Maria-Elena Carvalho, une retraitée de la fonction publique âgée de 65 ans, paye 81 euros par mois pour son appartement de 100 mètres carrés au centre de Lisbonne. "Je suis arrivée ici en 1947 à l'âge de 3 mois. C'est ici que je me suis mariée, ici que ma mère est morte et que mes enfants sont nés, raconte-t-elle. Cet appartement, c'est toute ma vie." Et pour cause, jusqu'en 1990, l'autre caractéristique des baux portugais était d'être éternels et héréditaires. Avec ce genre de loyers symboliques, difficile d'exiger du propriétaire qu'il fasse des travaux. "Pendant longtemps, je n'ai pas eu d'eau dans ma salle de bains, se plaint Maria-Elena de Carvalho. J'ai demandé au propriétaire de régler le problème. Il m'a répondu qu'a 80 centimes le mètre carré, il ne fallait même pas que j'y pense."
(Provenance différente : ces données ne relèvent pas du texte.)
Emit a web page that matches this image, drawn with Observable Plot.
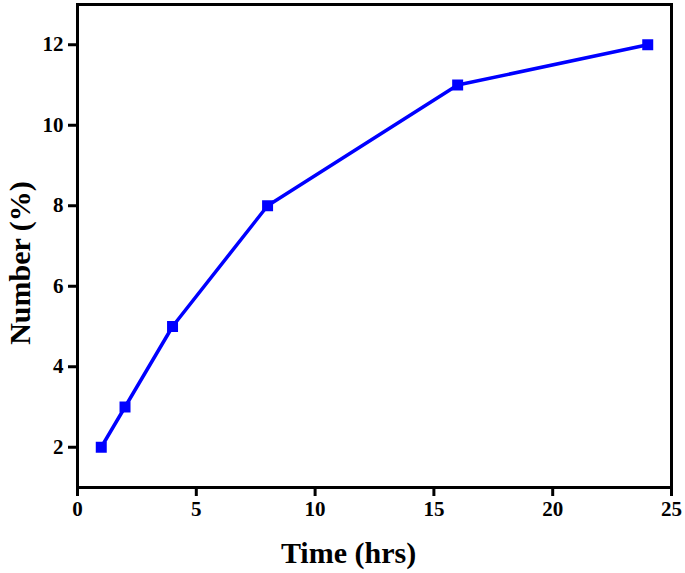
<!DOCTYPE html>
<html>
<head>
<meta charset="utf-8">
<script src="https://cdn.jsdelivr.net/npm/d3@7"></script>
<script src="https://cdn.jsdelivr.net/npm/@observablehq/plot@0.6"></script>
<style>
  body { margin: 0; background: #fff; }
  #chart svg { display: block; }
  #chart svg g[aria-label="x-axis tick label"] text,
  #chart svg g[aria-label="y-axis tick label"] text { font-size: 21px; }
</style>
</head>
<body>
<div id="chart"></div>
<script>
const timeHrs = [1, 2, 4, 8, 16, 24];
const numberPct = [2, 3, 5, 8, 11, 12];
const xTicks = [0, 5, 10, 15, 20, 25];
const yTicks = [2, 4, 6, 8, 10, 12];
const xLabel = "Time (hrs)";
const yLabel = "Number (%)";

const data = timeHrs.map((t, i) => ({t, v: numberPct[i]}));

const chart = Plot.plot({
  width: 685,
  height: 573,
  marginLeft: 77,
  marginTop: 4,
  marginRight: 14,
  marginBottom: 86,
  style: {fontFamily: "'Liberation Serif', 'Times New Roman', serif", fontWeight: "bold", fontSize: "21px", color: "#000", background: "#fff", overflow: "visible"},
  x: {domain: [0, 25]},
  y: {domain: [1, 13]},
  marks: [
    Plot.frame({stroke: "#000", strokeWidth: 3}),
    Plot.line(data, {x: "t", y: "v", stroke: "#0000ff", strokeWidth: 3.5}),
    Plot.dot(data, {x: "t", y: "v", symbol: "square", r: 6.2, fill: "#0000ff", stroke: "none"}),
    Plot.axisX({ticks: xTicks, tickSize: 9, tickPadding: 5, strokeWidth: 3, label: null}),
    Plot.axisY({ticks: yTicks, tickSize: 9, tickPadding: 5, strokeWidth: 3, label: null}),
    Plot.text([xLabel], {frameAnchor: "bottom", dx: -26, dy: 66, text: d => d, fontSize: 30, fontWeight: "bold", fill: "#000", textAnchor: "middle", lineAnchor: "middle"}),
    Plot.text([yLabel], {frameAnchor: "left", dx: -57, dy: 17, rotate: -90, text: d => d, fontSize: 30, fontWeight: "bold", fill: "#000", textAnchor: "middle", lineAnchor: "middle"})
  ]
});
document.getElementById("chart").appendChild(chart);
</script>
</body>
</html>
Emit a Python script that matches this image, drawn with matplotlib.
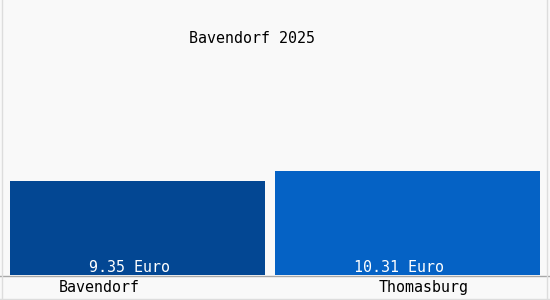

La conséquence du gel des loyers est que le rendement immobilier a été peu a peu rongé par l’inflation. Les propriétaires ont cessé d’avoir les fonds nécessaires pour maintenir les immeubles en condition", confirme Pedro Sarraga-Leal, avocat lisboète spécialisé en droit immobilier. C'est sur ce compte qu'il faut mettre l'état lamentable du parc immobilier ancien à Lisbonne. Selon la mairie, plus de 11 000 immeubles, sur les 55 000 que comptent la ville, sont abandonnés, en ruine ou en très mauvais état. "Le gel des loyers à Lisbonne est un cas d'école de destruction d'une ville sans bombardement", a même écrit, un peu hyperbolique, un journaliste du site Global Property Guide l'année dernière.
Pas étonnant, donc, qu'en échange du plan de sauvetage de 78 milliards d'euros sur trois ans, débloqué par la "troïka" (FMI, BCE, Commission européenne), le Portugal se soit engagé, entre autres mesures drastiques, à modifier en profondeur les lois qui régissent le marché de la location.
Reste que si ces mesures sont appliquées de façon étendue, les conséquences sociales pour le Portugal pourraient être drastiques. La possibilité de signer des baux éternels ayant disparu en 1990, un grand nombre de locataires payant des loyers symboliques ont plus de 60 ans. Chez eux, la peur de l'expulsion est palpable. "Je comprends la position des propriétaires, affirme Maria-Elena Carvalho, et je veux bien que mon loyer augmente un petit peu. Mais je ne pourrai pas payer le double ou le triple. Je devrai partir. Et où pourrai-je aller?"